All of the day-to-day management of the fund would be concentrated in the hands of the management company, which would have been selected following a tender, carried out in line with a special law. The management company would have just one goal: the efficient management of the company and the maximisation of profits, from where the shareholders would be paid dividends. When necessary, they should also prepare the fund’s property for a future privatisation – a normal, economically-based, transparent privatisation, approved by society.
It would be unwise and inadvisable for the funds swiftly to sell off the expropriated assets, since the sale of property during the crisis conditions of the transition period would inevitably happen only at inadequately low prices. We all witnessed this in the 1990s. Therefore, the property of the share funds should be frozen, and leaving them with compensation would be allowed only in exceptional cases and in extreme circumstances. In the future, and not before five or ten years, a new, honest, privatisation of these assets could take place, one that could be acknowledged as rational. This should finally bring an end to the long-drawn-out argument about the fate of the privatisation of the ‘nineties.
The task of the temporary government would be to give back to society direct control over national wealth, and destroy the parasitical property of the criminal gangs. If it’s unable to cope with this task, then it’s unlikely to win the trust of society for everything else.
PART II: HOW DO WE AVOID CREATING A NEW DRAGON?

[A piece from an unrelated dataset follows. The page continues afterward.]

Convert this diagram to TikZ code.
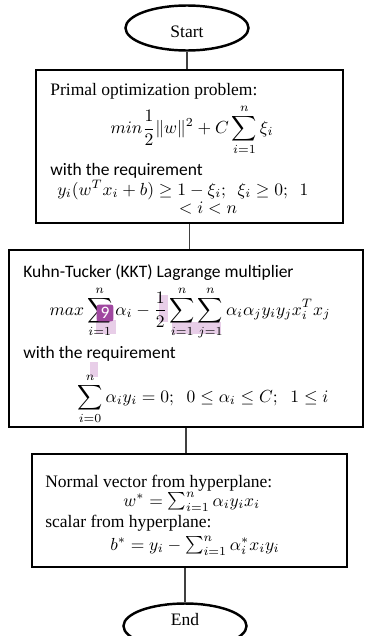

The dragon isn’t actually a malicious person but a symbol for the state. It’s the type of state where its three heads – the legislative, the executive and the judicial – are firmly attached to the one fat, corrupt body of the mighty bureaucratic machine. And thanks to the unity of its heads, it can walk all over a fragmented society. In order to establish society’s control over the state, it’s essential, on the one hand, to unite society around the idea of citizenship (in other words, create civil society); and on the other hand, to tear all three of these powerful heads from the bureaucratic body and force them to live separately. This is no easy task. Because over the many centuries of Russian autocracy, these three heads have become such a part of this absolutist body that neither they themselves nor anyone around them can imagine how they can be made independent of each other. One reason why there’s a transitional period, therefore, is to learn how to do this. And if we don’t do this, then it won’t be a transitional period, but simply an operation to transplant the dragon’s heads. The dragon will survive, and after a short period of rehabilitation will once again return to its former ways. In order to prevent this from happening, society must take upon itself the responsibility for solving the most difficult problems that Russian history has set it.

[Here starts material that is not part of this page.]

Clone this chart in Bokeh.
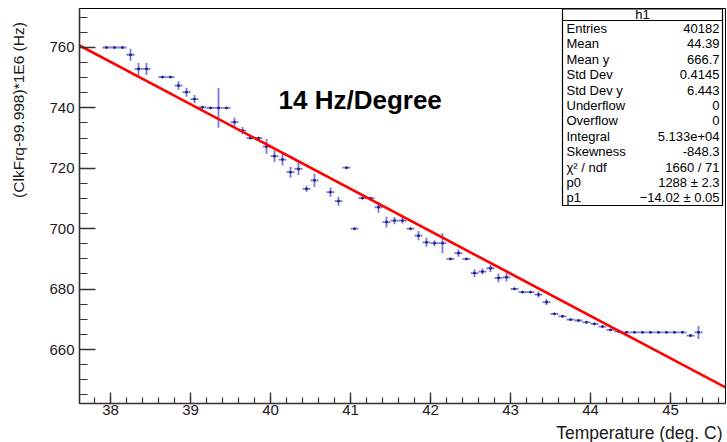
from bokeh.plotting import figure
from bokeh.models import Range1d, SingleIntervalTicker, Label
from bokeh.layouts import row, column
from bokeh.core.properties import value
from bokeh.embed import file_html
from bokeh.resources import INLINE

# ---- data (profile bins: centre, mean, error) ----
temp = [37.95, 38.05, 38.15, 38.25, 38.35, 38.45, 38.65, 38.75, 38.85, 38.95,
        39.05, 39.15, 39.25, 39.35, 39.45, 39.55, 39.65, 39.75, 39.85, 39.95,
        40.05, 40.15, 40.25, 40.35, 40.45, 40.55, 40.75, 40.85, 40.95, 41.05,
        41.15, 41.25, 41.35, 41.45, 41.55, 41.65, 41.75, 41.85, 41.95, 42.05,
        42.15, 42.25, 42.35, 42.45, 42.55, 42.65, 42.75, 42.85, 42.95, 43.05,
        43.15, 43.25, 43.35, 43.45, 43.55, 43.65, 43.75, 43.85, 43.95, 44.05,
        44.15, 44.25, 44.35, 44.45, 44.55, 44.65, 44.75, 44.85, 44.95, 45.05,
        45.15, 45.25, 45.35]
freq = [760.0, 760.0, 760.0, 757.6, 752.9, 752.9, 750.2, 750.2, 747.4, 745.2,
        742.9, 740.2, 740.0, 740.0, 740.0, 735.3, 732.5, 730.0, 730.0, 727.2,
        724.0, 722.9, 718.7, 719.8, 713.2, 716.0, 712.1, 709.1, 720.2, 700.0,
        710.1, 710.1, 707.1, 702.2, 702.7, 702.7, 700.0, 697.7, 695.5, 695.2,
        695.2, 690.0, 691.9, 690.0, 685.3, 685.8, 686.9, 683.7, 683.9, 680.1,
        679.0, 679.0, 678.2, 675.7, 671.8, 671.0, 669.9, 669.6, 669.0, 668.5,
        667.6, 666.5, 666.0, 665.7, 665.7, 665.7, 665.7, 665.7, 665.7, 665.7,
        665.7, 664.6, 665.7]
ferr = [0.2, 0.2, 0.2, 2.0, 2.0, 2.0, 0.3, 0.3, 1.4, 1.5,
        1.4, 0.3, 0.3, 6.6, 0.3, 1.5, 1.2, 0.4, 0.4, 2.5,
        2.0, 2.0, 1.8, 2.0, 1.0, 2.2, 1.5, 1.5, 0.2, 0.2,
        0.3, 0.3, 1.8, 1.8, 1.2, 1.0, 0.2, 1.5, 1.5, 1.0,
        3.3, 0.2, 1.2, 0.2, 1.3, 1.0, 1.2, 1.5, 1.4, 0.2,
        0.2, 0.3, 1.0, 1.0, 0.3, 0.3, 0.2, 0.2, 0.2, 0.2,
        0.2, 0.2, 0.2, 0.1, 0.1, 0.1, 0.1, 0.1, 0.1, 0.1,
        0.1, 0.5, 2.2]
bin_width = 0.1

# fit parameters
p0 = 1288.0
p1 = -14.02

stat_names = ["Entries", "Mean", "Mean y", "Std Dev", "Std Dev y", "Underflow",
              "Overflow", "Integral", "Skewness", "χ² / ndf", "p0", "p1"]
stat_values = ["40182", "44.39", "666.7", "0.4145", "6.443", "0", "0",
               "5.133e+04", "-848.3", "1660 / 71", "1288 ± 2.3", "−14.02 ± 0.05"]

x_title = "Temperature (deg. C)"
y_title = "(ClkFrq-99.998)*1E6  (Hz)"
x_ticks_interval = 1
y_ticks_interval = 20

# ---- geometry (page pixels) ----
W, H = 727, 442
YT_W = 40            # strip holding the y title
XT_H = 20            # strip holding the x title
FL, FT, FR, FB = 79, 8, 725, 403
X0, X1 = 37.6125, 45.6875
Y0, Y1 = 642.12, 772.91
FONT = "Liberation Sans"


def px2x(px):
    return X0 + (px - FL) * (X1 - X0) / (FR - FL)


def py2y(py):
    return Y1 - (py - FT) * (Y1 - Y0) / (FB - FT)


def strip(w, h):
    f = figure(width=w, height=h, x_range=Range1d(0, w), y_range=Range1d(0, h),
               output_backend="svg", toolbar_location=None,
               x_axis_type=None, y_axis_type=None, min_border=0)
    f.outline_line_color = None
    f.xgrid.visible = False
    f.ygrid.visible = False
    return f


MAIN_H = H - XT_H
p = figure(width=W - YT_W, height=MAIN_H, x_range=Range1d(X0, X1),
           y_range=Range1d(Y0, Y1), output_backend="svg", toolbar_location=None,
           min_border_left=FL - YT_W, min_border_right=W - FR, min_border_top=FT,
           min_border_bottom=MAIN_H - FB)
p.xgrid.visible = False
p.ygrid.visible = False
p.outline_line_color = "black"
p.outline_line_width = 1
p.outline_line_alpha = 1
p.background_fill_color = "white"
p.border_fill_color = "white"

p.xaxis.ticker = SingleIntervalTicker(interval=x_ticks_interval, num_minor_ticks=5)
p.yaxis.ticker = SingleIntervalTicker(interval=y_ticks_interval, num_minor_ticks=4)
for ax in (p.xaxis[0], p.yaxis[0]):
    ax.axis_line_color = "#333333"
    ax.axis_line_width = 1.6
    ax.major_tick_line_color = "#333333"
    ax.minor_tick_line_color = "#333333"
    ax.major_tick_line_width = 1.4
    ax.minor_tick_line_width = 1.2
    ax.major_tick_out = 0
    ax.minor_tick_out = 0
    ax.major_label_text_font = FONT
    ax.major_label_text_font_size = "15px"
    ax.major_label_text_color = "#1a1a1a"
p.xaxis.major_tick_in = 11
p.xaxis.minor_tick_in = 6
p.yaxis.major_tick_in = 16
p.yaxis.minor_tick_in = 8
p.xaxis.major_label_standoff = 1
p.yaxis.major_label_standoff = 5

# ---- error bars ----
bar_col = "#7878de"
p.segment(x0=[t - bin_width / 2 for t in temp], x1=[t + bin_width / 2 for t in temp],
          y0=freq, y1=freq, line_color=bar_col, line_width=1.8)
p.segment(x0=temp, x1=temp, y0=[f - e for f, e in zip(freq, ferr)],
          y1=[f + e for f, e in zip(freq, ferr)], line_color=bar_col, line_width=1.8)
p.scatter(temp, freq, size=2.0, color="#22227a")

# ---- fit line ----
fx = [X0, X1]
fy = [p0 + p1 * x for x in fx]
p.line(fx, fy, line_color="#ff0000", line_width=2.6)

# ---- annotation text ----
p.add_layout(Label(x=px2x(278), y=py2y(99), text="14 Hz/Degree", text_font=FONT,
                   text_font_size="26px", text_font_style="bold", text_color="black",
                   text_baseline="middle", text_align="left"))

# ---- stats box ----
BL, BR, BT, BB = 562, 722, 8.5, 205
p.quad(left=px2x(BL), right=px2x(BR), top=py2y(BT), bottom=py2y(BB),
       fill_color="white", line_color="black", line_width=1.2)
p.segment(x0=[px2x(BL)], x1=[px2x(BR)], y0=[py2y(20)], y1=[py2y(20)],
          line_color="black", line_width=1)
p.add_layout(Label(x=px2x((BL + BR) / 2), y=py2y(14), text="h1", text_font=FONT,
                   text_font_size="13px", text_align="center", text_baseline="middle",
                   text_color="black"))
for i, (n, v) in enumerate(zip(stat_names, stat_values)):
    yy = py2y(28 + 15.4 * i)
    p.add_layout(Label(x=px2x(566), y=yy, text=n, text_font=FONT, text_font_size="13px",
                       text_align="left", text_baseline="middle", text_color="black"))
    p.add_layout(Label(x=px2x(719), y=yy, text=v, text_font=FONT, text_font_size="13px",
                       text_align="right", text_baseline="middle", text_color="black"))

# ---- axis title strips ----
ys = strip(YT_W, MAIN_H)
ys.text(x=[18], y=[MAIN_H - 10], text=[y_title], angle=1.5708,
        text_font=value(FONT), text_font_size="15.5px", text_align="right",
        text_baseline="middle", text_color="#1a1a1a")

xs = strip(W, XT_H)
xs.text(x=[722], y=[XT_H / 2], text=[x_title], text_font=value(FONT),
        text_font_size="17.5px", text_align="right", text_baseline="middle",
        text_color="#1a1a1a")

layout = column(row(ys, p, spacing=0), xs, spacing=0)
open("out.html", "w").write(file_html(layout, INLINE))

Chapter 12. The Choice of Civilisation:
An Empire or a Nation State?
For the past 500 years, from the time of Tsar Ivan the Terrible, Russia has been an empire; that is, a country that’s made up of various parts that differ from each other in culture and in their socio-political make-up, and are brought together not so much by a desire to live together but simply by armed force.
All the generations that are alive today and dozens of generations who came before them have known nothing but empire, and couldn’t even imagine any other type of political system. And when the empire was weak, it usually led to turmoil, destruction and civil war, which all brought greater troubles than all the problems of the empire taken together.

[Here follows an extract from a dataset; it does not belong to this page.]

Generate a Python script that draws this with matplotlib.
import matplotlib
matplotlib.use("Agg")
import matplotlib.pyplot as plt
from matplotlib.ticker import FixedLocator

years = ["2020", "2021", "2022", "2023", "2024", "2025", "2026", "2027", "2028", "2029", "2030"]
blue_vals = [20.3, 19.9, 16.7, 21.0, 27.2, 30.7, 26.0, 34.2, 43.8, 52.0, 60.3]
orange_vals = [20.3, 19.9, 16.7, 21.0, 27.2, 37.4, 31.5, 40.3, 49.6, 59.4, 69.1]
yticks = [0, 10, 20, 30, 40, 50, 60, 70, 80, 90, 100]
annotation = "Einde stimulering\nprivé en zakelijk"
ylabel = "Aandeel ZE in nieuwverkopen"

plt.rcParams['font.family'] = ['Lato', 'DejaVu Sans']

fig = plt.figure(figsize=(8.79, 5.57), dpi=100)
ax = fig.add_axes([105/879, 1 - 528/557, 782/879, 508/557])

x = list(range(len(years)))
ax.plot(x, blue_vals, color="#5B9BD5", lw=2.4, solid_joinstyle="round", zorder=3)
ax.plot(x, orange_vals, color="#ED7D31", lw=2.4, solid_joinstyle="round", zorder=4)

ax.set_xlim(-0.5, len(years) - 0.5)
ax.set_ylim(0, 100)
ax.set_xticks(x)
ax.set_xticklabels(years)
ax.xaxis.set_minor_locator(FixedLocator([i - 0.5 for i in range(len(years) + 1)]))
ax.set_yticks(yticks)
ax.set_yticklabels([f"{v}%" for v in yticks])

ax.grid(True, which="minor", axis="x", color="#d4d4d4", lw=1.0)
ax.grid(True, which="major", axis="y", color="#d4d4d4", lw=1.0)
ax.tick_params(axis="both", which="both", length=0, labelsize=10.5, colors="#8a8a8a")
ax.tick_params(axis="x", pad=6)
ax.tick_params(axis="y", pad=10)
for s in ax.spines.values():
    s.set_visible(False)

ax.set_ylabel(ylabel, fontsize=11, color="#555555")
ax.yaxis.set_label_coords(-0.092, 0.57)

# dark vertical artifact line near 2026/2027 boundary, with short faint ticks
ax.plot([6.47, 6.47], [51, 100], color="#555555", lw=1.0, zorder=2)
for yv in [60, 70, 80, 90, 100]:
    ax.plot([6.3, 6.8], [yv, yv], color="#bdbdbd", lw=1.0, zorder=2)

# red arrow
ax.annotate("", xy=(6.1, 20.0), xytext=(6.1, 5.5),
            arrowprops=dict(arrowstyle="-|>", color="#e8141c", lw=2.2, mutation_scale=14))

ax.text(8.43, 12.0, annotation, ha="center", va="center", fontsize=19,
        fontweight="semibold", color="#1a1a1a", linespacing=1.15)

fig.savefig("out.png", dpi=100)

Each time, the turmoil ended with the creation of new, more ambitious and more aggressive empires. The Romanov Empire took the place of Rurik’s Tsardom of Muscovy; and the Romanovs, in their turn, were replaced by the Bolsheviks. Between each of these periods there was a terrifying civil war. People in Russia have grown used to living in an empire. They trust it, and they see it as saving society from destruction and disorder.
What’s more, they don’t believe in themselves. They don’t believe that they can live without “a tsar” (it doesn’t matter whether he’s called the Emperor, the General Secretary, or the President) with his iron fist, with his police, his army and his officials. They don’t believe the promises of those who call for freedom and democracy, because on a genetic level they remember that the alternative to empire is turmoil, destruction and chaos.